Das Analysehaus Franke & Bornberg weist auf eine andere Bestimmung hin, die zumindest im Normalfall keine Gefahr für die Garantien bei Rentenpolicen gegen laufenden Beitrag sieht. Deutliche Veränderungen der Lebenserwartung könnten zwar grundsätzlich als Änderungsrisiko eingestuft werden (§ 172 VVG). Der Paragraf erlaubt es den Versicherern, den Beitrag zu erhöhen und/oder die Bestimmungen zur Überschussbeteiligung anzupassen, wenn eine nicht vorhersehbare Veränderung der bei Vertragsbeginn gültigen Rechnungsgrundlagen eingetreten ist. Diese Vorschrift darf jedoch nur bei Versicherungen angewendet werden, bei denen der Eintritt des Risikos ungewiss ist, merkt Geschäftsführer Michael Franke an. Dies sei nach herrschender Meinung bei aufgeschobenen Rentenversicherungen jedoch nicht der Fall. Das Änderungsrisiko bei Rentenversicherungen in Form eines nachträglichen für den Versicherer nicht vorhersehbaren Anstiegs der Lebenserwartung ist also vom Versicherer nur in dem Umfang versicherbar, wie dies bei Vertragsbeginn bereits einkalkuliert wurde.

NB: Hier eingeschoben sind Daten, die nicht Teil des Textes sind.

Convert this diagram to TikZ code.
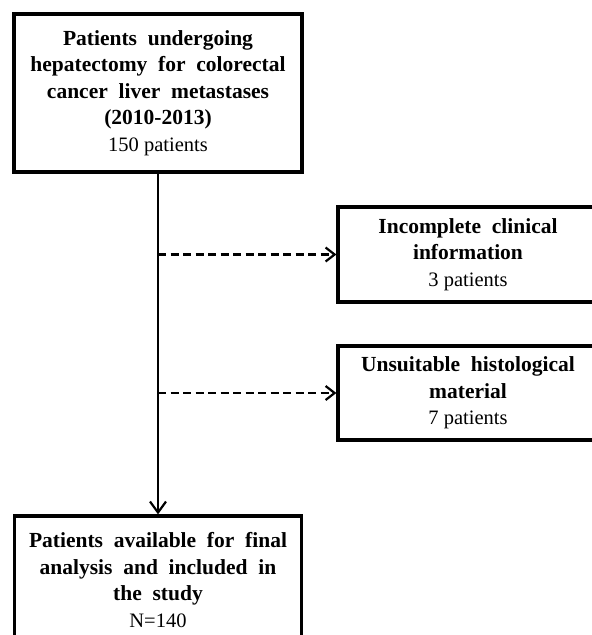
\documentclass[tikz,border=0pt]{standalone}
\usepackage{fontspec}
\setmainfont{Liberation Serif}
\usetikzlibrary{arrows.meta}
\newcommand{\hd}[1]{{\bfseries\fontsize{21.5}{26.5}\selectfont\spaceskip=.5em\relax #1}}

\begin{document}
\begin{tikzpicture}[x=1pt,y=-1pt,
  box/.style={draw,line width=3.2pt,align=center,inner sep=0pt,
    font=\fontsize{20.5}{26.5}\selectfont},
  flow/.style={line width=2.2pt,-{Straight Barb[length=11pt,width=16pt]}},
  skip/.style={line width=2.2pt,dash pattern=on 8pt off 4.5pt,
    -{Straight Barb[length=9pt,width=14pt]}}]

  \useasboundingbox (0,0) rectangle (592,635);

  \node[box,minimum width=288pt,minimum height=158pt] (cohort) at (158,93)
    {\hd{Patients undergoing}\\\hd{hepatectomy for colorectal}\\
     \hd{cancer liver metastases}\\\hd{(2010-2013)}\\150 patients};
  \node[box,minimum width=260pt,minimum height=95pt] (incomplete) at (468,254.5)
    {\hd{Incomplete clinical}\\\hd{information}\\3 patients};
  \node[box,minimum width=260pt,minimum height=94pt] (unsuitable) at (468,393)
    {\hd{Unsuitable histological}\\\hd{material}\\7 patients};
  \node[box,minimum width=287pt,minimum height=128pt] (final) at (158,580)
    {\hd{Patients available for final}\\\hd{analysis and included in}\\
     \hd{the study}\\N=140};

  \draw[flow] (cohort.south) -- (final.north);
  \draw[skip] (cohort.south |- incomplete.west) -- (incomplete.west);
  \draw[skip] (cohort.south |- unsuitable.west) -- (unsuitable.west);

\end{tikzpicture}
\end{document}
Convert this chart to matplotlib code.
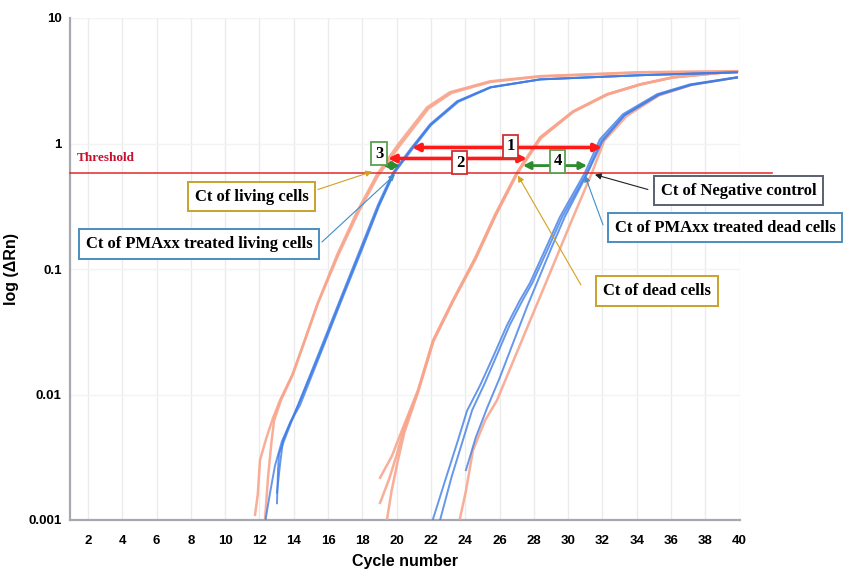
import matplotlib
matplotlib.use("Agg")
import matplotlib.pyplot as plt

# amplification curves (cycle, delta Rn)
living_1_c = [11.74, 11.9, 12.03, 12.4, 12.79, 13.2, 13.9, 14.54, 15.35, 16.52, 17.69, 18.85, 20.08, 21.77, 23.1, 25.44, 28.36, 34.2, 39.84]
living_1_v = [0.0011, 0.0016, 0.003, 0.0045, 0.0065, 0.009, 0.0142, 0.0247, 0.0515, 0.129, 0.286, 0.565, 0.98, 1.94, 2.56, 3.13, 3.44, 3.70, 3.77]
living_2_c = [12.32, 12.5, 12.7, 12.85, 13.25, 13.95, 14.6, 15.4, 16.6, 17.75, 18.9, 20.15, 21.85, 23.2, 25.5, 28.4, 34.2, 39.84]
living_2_v = [0.001, 0.0022, 0.0042, 0.0062, 0.009, 0.0145, 0.026, 0.053, 0.13, 0.28, 0.55, 0.95, 1.9, 2.53, 3.1, 3.42, 3.68, 3.75]

pma_living_1_c = [13.02, 13.08, 13.14, 13.66, 14.19, 15.41, 16.69, 17.86, 18.91, 19.78, 20.78, 21.94, 23.52, 25.44, 28.36, 34.19, 39.84]
pma_living_1_v = [0.00136, 0.0025, 0.00337, 0.00515, 0.00787, 0.0205, 0.0565, 0.142, 0.325, 0.586, 0.895, 1.42, 2.17, 2.81, 3.25, 3.50, 3.70]
pma_living_2_c = [13.02, 13.2, 13.37, 13.8, 14.36, 15.55, 16.8, 17.95, 18.98, 19.85, 20.85, 22.0, 23.6, 25.5, 28.4, 34.2, 39.84]
pma_living_2_v = [0.00165, 0.0028, 0.0043, 0.006, 0.0082, 0.021, 0.057, 0.14, 0.32, 0.58, 0.88, 1.4, 2.15, 2.8, 3.24, 3.5, 3.68]
pma_living_3_c = [12.35, 12.6, 12.9, 13.3, 13.75, 14.3, 15.5, 16.75, 17.9, 18.95, 19.82, 20.82, 21.97, 23.55, 25.47, 28.38, 34.2, 39.84]
pma_living_3_v = [0.001, 0.0016, 0.0027, 0.0042, 0.0058, 0.0085, 0.021, 0.057, 0.14, 0.32, 0.58, 0.89, 1.41, 2.16, 2.8, 3.24, 3.5, 3.69]

dead_1_c = [19.03, 19.73, 20.37, 21.24, 22.12, 23.28, 24.57, 25.73, 27.01, 28.36, 30.28, 32.26, 34.19, 36.1, 39.84]
dead_1_v = [0.00217, 0.00325, 0.00545, 0.0108, 0.027, 0.0565, 0.122, 0.27, 0.586, 1.12, 1.80, 2.47, 2.96, 3.37, 3.77]
dead_2_c = [19.43, 19.7, 20.05, 20.45, 21.26, 22.14, 23.3, 24.6, 25.76, 27.04, 28.4, 30.3, 32.3, 34.2, 36.1, 39.84]
dead_2_v = [0.001, 0.0017, 0.0029, 0.005, 0.0106, 0.0265, 0.056, 0.12, 0.265, 0.58, 1.1, 1.79, 2.46, 2.95, 3.36, 3.76]
dead_3_c = [19.03, 19.55, 20.0, 20.4, 21.25, 22.13, 23.3, 24.58, 25.75, 27.02, 28.38, 30.3, 32.28, 34.2, 36.1, 39.84]
dead_3_v = [0.00137, 0.0021, 0.0033, 0.0052, 0.0107, 0.0268, 0.056, 0.121, 0.268, 0.583, 1.11, 1.8, 2.46, 2.95, 3.36, 3.76]

pma_dead_1_c = [22.12, 22.82, 23.57, 24.1, 24.86, 25.61, 26.43, 27.19, 27.77, 28.65, 29.52, 30.98, 31.85, 33.19, 35.18, 37.1, 39.84]
pma_dead_1_v = [0.00102, 0.00205, 0.0043, 0.0074, 0.0118, 0.0198, 0.0356, 0.0565, 0.0773, 0.142, 0.26, 0.586, 1.08, 1.71, 2.47, 2.96, 3.37]
pma_dead_2_c = [22.53, 23.2, 23.9, 24.4, 25.1, 25.8, 26.58, 27.33, 27.9, 28.78, 29.64, 31.08, 31.95, 33.28, 35.25, 37.15, 39.84]
pma_dead_2_v = [0.001, 0.0022, 0.0045, 0.0075, 0.012, 0.02, 0.0355, 0.056, 0.077, 0.141, 0.258, 0.58, 1.06, 1.69, 2.45, 2.94, 3.36]
pma_dead_3_c = [24.04, 24.6, 25.27, 26.0, 26.8, 27.6, 28.3, 29.0, 29.8, 31.1, 32.0, 33.3, 35.3, 37.2, 39.84]
pma_dead_3_v = [0.0025, 0.0045, 0.0078, 0.0135, 0.026, 0.05, 0.085, 0.145, 0.26, 0.57, 1.04, 1.68, 2.44, 2.93, 3.35]

neg_c = [23.69, 24.04, 24.45, 25.15, 25.85, 26.6, 27.77, 28.94, 30.1, 31.39, 32.1, 33.4, 35.3, 37.2, 39.84]
neg_v = [0.00103, 0.00171, 0.0036, 0.0062, 0.009, 0.0159, 0.0385, 0.093, 0.225, 0.586, 1.05, 1.65, 2.42, 2.93, 3.36]

threshold = 0.586
x_ticks = list(range(2, 41, 2))
y_ticks = [0.001, 0.01, 0.1, 1, 10]
y_labels = ["0.001", "0.01", "0.1", "1", "10"]

salmon = "#F8A58C"
blue = "#3F7DE6"
serif = "Liberation Serif"
plt.rcParams["font.family"] = ["Liberation Sans", "DejaVu Sans"]

fig = plt.figure(figsize=(8.47, 5.69), dpi=100)
ax = fig.add_axes([70 / 847, 1 - 520 / 569, 670 / 847, 502 / 569])
ax.set_yscale("log")
ax.set_xlim(0.95, 40.02)
ax.set_ylim(0.001, 10)

for c, v in [(living_1_c, living_1_v), (living_2_c, living_2_v), (dead_1_c, dead_1_v),
             (dead_2_c, dead_2_v), (dead_3_c, dead_3_v), (neg_c, neg_v)]:
    ax.plot(c, v, color=salmon, lw=1.8, alpha=0.9, zorder=3)
for c, v in [(pma_living_1_c, pma_living_1_v), (pma_living_2_c, pma_living_2_v),
             (pma_living_3_c, pma_living_3_v), (pma_dead_1_c, pma_dead_1_v),
             (pma_dead_2_c, pma_dead_2_v), (pma_dead_3_c, pma_dead_3_v)]:
    ax.plot(c, v, color=blue, lw=1.4, alpha=0.8, zorder=4)

# threshold line runs a little past the axis
ax.plot([0.95, 41.9], [threshold, threshold], color="#E02828", lw=1.1, clip_on=False, zorder=5)
ax.text(1.35, 0.77, "Threshold", color="#C8102E", fontsize=9.5, fontweight="bold",
        family=serif, ha="left", va="center")

ax.set_xticks(x_ticks)
ax.set_yticks(y_ticks)
ax.set_yticklabels(y_labels)
ax.minorticks_off()
ax.tick_params(length=0, labelsize=9.5)
ax.tick_params(axis="x", pad=11)
ax.tick_params(axis="y", pad=6)
for lab in ax.get_xticklabels() + ax.get_yticklabels():
    lab.set_fontweight("bold")
ax.grid(True, axis="x", color="#EBEBEB", lw=1)
ax.grid(True, axis="y", color="#F3F3F3", lw=1)
ax.set_axisbelow(True)
for s in ["top", "right"]:
    ax.spines[s].set_visible(False)
for s in ["left", "bottom"]:
    ax.spines[s].set_color("#A8A8B0")
    ax.spines[s].set_linewidth(1.6)

ax.set_xlabel("Cycle number", fontsize=11.5, fontweight="bold", labelpad=5)
ax.set_ylabel("log (\u0394Rn)", fontsize=11.5, fontweight="bold", labelpad=7)

# Ct boxes with pointer arrows
labels = [
    ("Ct of living cells", (11.56, 0.377), "#C9A22C", (15.41, 0.43), (18.56, 0.597), "#D4A020"),
    ("Ct of PMAxx treated living cells", (8.47, 0.158), "#4A8EC0", (15.64, 0.164), (19.9, 0.565), "#3E8EC8"),
    ("Ct of Negative control", (39.96, 0.42), "#5A6070", (34.65, 0.43), (31.56, 0.565), "#202020"),
    ("Ct of PMAxx treated dead cells", (39.14, 0.213), "#4A8EC0", (32.03, 0.225), (30.98, 0.555), "#3E8EC8"),
    ("Ct of dead cells", (35.18, 0.0667), "#C9A22C", (30.75, 0.0745), (27.07, 0.555), "#D4A020"),
]
for txt, pos, ec, start, tip, ac in labels:
    ax.annotate("", xy=tip, xytext=start,
                arrowprops=dict(arrowstyle="-|>", color=ac, lw=0.8, mutation_scale=9,
                                shrinkA=0, shrinkB=0), zorder=6)
    ax.text(pos[0], pos[1], txt, ha="center", va="center", fontsize=12, fontweight="bold",
            family=serif, clip_on=False, zorder=7,
            bbox=dict(boxstyle="square,pad=0.4", fc="white", ec=ec, lw=1.4))

# delta Ct double arrows with numbered boxes
deltas = [
    ("1", (20.89, 31.97), 0.93, (26.66, 0.95), "#FF1A1A", "#D03030"),
    ("2", (19.49, 27.6), 0.76, (23.69, 0.705), "#FF1A1A", "#D03030"),
    ("3", (19.2, 20.19), 0.667, (18.97, 0.83), "#2E8B2E", "#5AA050"),
    ("4", (27.36, 31.1), 0.667, (29.4, 0.72), "#2E8B2E", "#5AA050"),
]
for num, (x0, x1), yv, bpos, ac, ec in deltas:
    lw = 2.6 if ac == "#FF1A1A" else 2.0
    ax.annotate("", xy=(x1, yv), xytext=(x0, yv),
                arrowprops=dict(arrowstyle="<|-|>", color=ac, lw=lw, mutation_scale=11,
                                shrinkA=0, shrinkB=0), zorder=8)
    ax.text(bpos[0], bpos[1], num, ha="center", va="center", fontsize=12, fontweight="bold",
            family=serif, zorder=9,
            bbox=dict(boxstyle="square,pad=0.2", fc="white", ec=ec, lw=1.3))

fig.savefig("out.png", dpi=100)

Ein zusätzlicher Sicherheitsabschlag auf die DAV-Sterbetafel dürfe aber vorgenommen werden, um eine spätere Anpassung der Beiträge, Rechnungsgrundlagen oder der Überschussbeteiligung zu verhindern. Leider werde dieser Abschlag nicht immer von den Unternehmen ausgewiesen, kritisiert Franke.